World View successfully executed a Z-Class high-altitude mission commissioned by the NASA Flight Opportunities program office (FOP) for two principal customers, the NASA Ames Research Center and Space Environment Technologies, both of whom are studying radiation detection and its energy levels at different altitudes.
The Z-Class mission launched from Spaceport Tucson at approximately 9:39 a.m. PT on Thursday, March 29, 2018. This Z-Class mission, commissioned by the NASA Flight Opportunities program office (FOP), carried two radiation detection experiments. The first, developed by scientists led by Principal Investigator Dr. Meyya Meyyappan at the NASA Ames Research Center, is a chip-based radiation sensor intended to identify various radiations and their unique energy levels in space environments. This high-altitude mission provided the first opportunity to test this sensor and calibrate it against known instruments to develop an inexpensive, small footprint radiation nose system.
The second payload, the Automated Radiation Measurements for Aerospace Safety (ARMAS) system, was developed by a team led by Principal Investigator Dr. W. Kent Tobiska of Space Environment Technologies. The ARMAS system uses an innovative approach with airborne dosimeter sensors and ground-based servers to both enhance space science research, and improve aviation safety. While in flight, data from a dosimeter is retrieved in real-time, either via Iridium satellite on research aircraft/balloons or Wi-Fi on commercial aircraft. The data is then downlinked to the ground and used by NASA’s Nowcast of Atmospheric Ionizing Radiation for Aviation Safety (NAIRAS) model of the global radiation environment.
When ARMAS data is ingested into NAIRAS, an improved accuracy of radiation dose rates along with airborne flight tracks is accomplished. The goal of ARMAS is to enable air traffic management to monitor global radiation “weather,” thus allowing commercial air traffic to avoid higher radiation areas. One ultimate objective of this research is to reduce crew and passenger radiation exposure by flying in lower radiation regions or spending less time in higher radiation locations. The source of the radiation, whether from galactic cosmic rays, solar flares, or the Van Allen radiation belts, is an example of how the dynamically changing space weather environment can affect the population as we become more technologically advanced.
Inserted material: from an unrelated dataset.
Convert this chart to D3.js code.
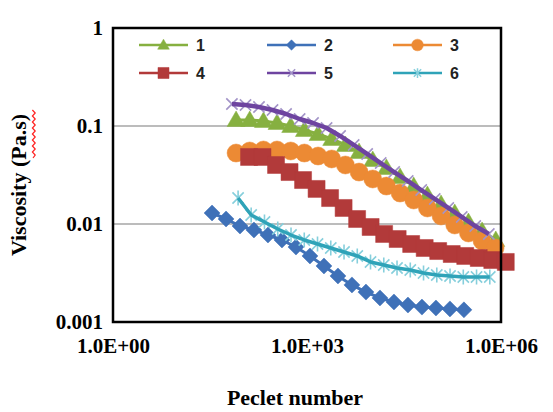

World View offers two distinct stratospheric flight vehicles, Z-Class and the Stratollite. The Stratollite (not used for this mission) uses a unique configuration of balloons to offer breakthrough stratospheric navigation and persistence for long-duration missions. The Z-Class vehicle uses a single zero-pressure high-altitude balloon for shorter duration missions not requiring navigation or persistence. The Z-Class vehicle is a reliable and affordable workhorse option for high-altitude research missions.